LAWS(PVC)-1930-5-26

EMPEROR Vs. SALIG RAM

Decided On May 28, 1930
EMPEROR Appellant
V/S
SALIG RAM Respondents

JUDGEMENT

(1.) The circumstances from which this reference arises have been. stated very fully by the learned District Judge in his order. A village panchayat having come to the conclusion that Salig Ram had made a false statement and used a forged document in a case before it, sent a report to the Collector for his orders and the Collector apparently acting as a District Magistrate made a complaint in the Court of the Sub-divisional Magistrate under Secs.467 and 471, I. P.C. with the result that Salig Ram was "committed for trial to the Court of Session. As the Judge has pointed out, the panchayat is not subordinate to the Collector if it is a civil Court. As, a civil Court it could have made complaint itself which it did not do, for under Clause (c) Section 195, Criminal P.C., the Court to which it is subordinate could have made such complaint. That Court as the Judge points out, is the principal civil. Court of the district namely the District Judge, and the complaint of the Collector or the District Magistrate was therefore without jurisdiction.

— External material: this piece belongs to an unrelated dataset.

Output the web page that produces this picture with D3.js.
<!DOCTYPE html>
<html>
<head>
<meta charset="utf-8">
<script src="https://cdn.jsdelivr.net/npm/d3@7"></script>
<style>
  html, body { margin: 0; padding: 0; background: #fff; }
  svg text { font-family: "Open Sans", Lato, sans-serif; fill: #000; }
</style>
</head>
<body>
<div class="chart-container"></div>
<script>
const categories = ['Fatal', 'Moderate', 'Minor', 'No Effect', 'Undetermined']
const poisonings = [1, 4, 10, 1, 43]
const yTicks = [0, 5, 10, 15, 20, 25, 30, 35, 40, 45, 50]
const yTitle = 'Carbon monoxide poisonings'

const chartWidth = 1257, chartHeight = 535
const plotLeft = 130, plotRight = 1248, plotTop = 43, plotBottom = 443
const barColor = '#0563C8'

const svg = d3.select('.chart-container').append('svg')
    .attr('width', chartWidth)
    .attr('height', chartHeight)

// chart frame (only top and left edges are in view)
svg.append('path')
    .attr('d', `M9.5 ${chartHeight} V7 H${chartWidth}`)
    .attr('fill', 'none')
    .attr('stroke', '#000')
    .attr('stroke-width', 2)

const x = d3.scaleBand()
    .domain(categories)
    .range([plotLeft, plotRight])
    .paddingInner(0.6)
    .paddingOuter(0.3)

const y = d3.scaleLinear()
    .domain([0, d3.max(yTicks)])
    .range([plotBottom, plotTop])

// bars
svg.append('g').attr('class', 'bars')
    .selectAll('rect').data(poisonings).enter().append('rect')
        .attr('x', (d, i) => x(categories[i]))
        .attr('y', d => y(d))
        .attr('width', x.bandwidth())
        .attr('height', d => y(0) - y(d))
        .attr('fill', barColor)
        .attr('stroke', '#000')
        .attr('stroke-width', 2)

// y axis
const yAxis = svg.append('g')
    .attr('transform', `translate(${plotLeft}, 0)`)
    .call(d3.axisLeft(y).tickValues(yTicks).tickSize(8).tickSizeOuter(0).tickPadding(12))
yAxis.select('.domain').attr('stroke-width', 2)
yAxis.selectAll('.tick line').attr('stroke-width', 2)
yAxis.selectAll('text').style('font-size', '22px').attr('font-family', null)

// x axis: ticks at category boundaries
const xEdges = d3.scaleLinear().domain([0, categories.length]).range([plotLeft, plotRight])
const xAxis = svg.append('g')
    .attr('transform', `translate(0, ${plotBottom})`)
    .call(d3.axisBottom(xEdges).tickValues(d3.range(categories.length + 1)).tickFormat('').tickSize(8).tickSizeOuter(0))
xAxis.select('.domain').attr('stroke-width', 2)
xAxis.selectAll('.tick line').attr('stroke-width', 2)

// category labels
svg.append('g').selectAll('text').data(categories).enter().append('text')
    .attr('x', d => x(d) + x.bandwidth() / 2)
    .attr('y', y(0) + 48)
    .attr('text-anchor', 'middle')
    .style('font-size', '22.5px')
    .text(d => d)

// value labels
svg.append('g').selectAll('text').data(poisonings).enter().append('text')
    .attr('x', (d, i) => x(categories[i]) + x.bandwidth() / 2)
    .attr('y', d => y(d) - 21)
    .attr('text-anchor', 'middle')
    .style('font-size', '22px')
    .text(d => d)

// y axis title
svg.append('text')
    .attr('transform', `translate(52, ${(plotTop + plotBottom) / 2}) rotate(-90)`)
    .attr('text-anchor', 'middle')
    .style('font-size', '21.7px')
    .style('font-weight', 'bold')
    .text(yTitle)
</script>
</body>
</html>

(2.) The learned Assistant Government Advocate who has considered the matter with great care has argued that the Panchayat is not a civil Court as contemplated in Clause (3), Section 195, Criminal P.C., but as a Court in the wider sense as referred to in Clauses (b) and (c), Sub-section (1), Section 195, that the distinction is a real one as shown in the case of Bilas Singh V/s. Emperor , and that a panchayat is a Court has been held in a recent decision namely Mukhna Das v. Secy. of State . In the earlier decision referred to above it has been found that there are other tribunals which may properly be called Courts outside civil, revenue and criminal Courts. It may be argued therefore that a panchayat is a Court in this wider sense and that as a panchayat is undoubtedly subordinate to the Collector in many respects, as shown in Secs.70 and 71, "United Provinces Village Panchayat Act of 1920, it may reasonably be held that the Collector is the Court to which this Court, the panchayat is subordinate within the meaning of Clause (c), Sub-section (1), Section 195, Criminal P.C.

(3.) The argument is ingenious but it may be doubted whether the Collector for the purposes of Secs.70 and 71 of the Act, is "Court" rather than an administrative officer. In any case when once it is admitted that a panchayat is a Court there is no reason to regard it as other than a civil Court when it is exercising jurisdiction over civil matters and as a criminal Court when it deals with offences against the criminal law. It may not always be a civil Court, but in the matter from which the present reference arises it was undoubtedly acting as a civil Court and in such cases in my opinion the District Judge is perfectly correct in saying that it must be deemed to be subordinate to the principal Court having original civil jurisdiction in the district namely the District Judge himself. This is clearly provided in Sub- section (3), Section 195, Criminal P.C. The result is that I accept the reference and direct that the commitment be quashed and the surety or sureties of the accused be discharged.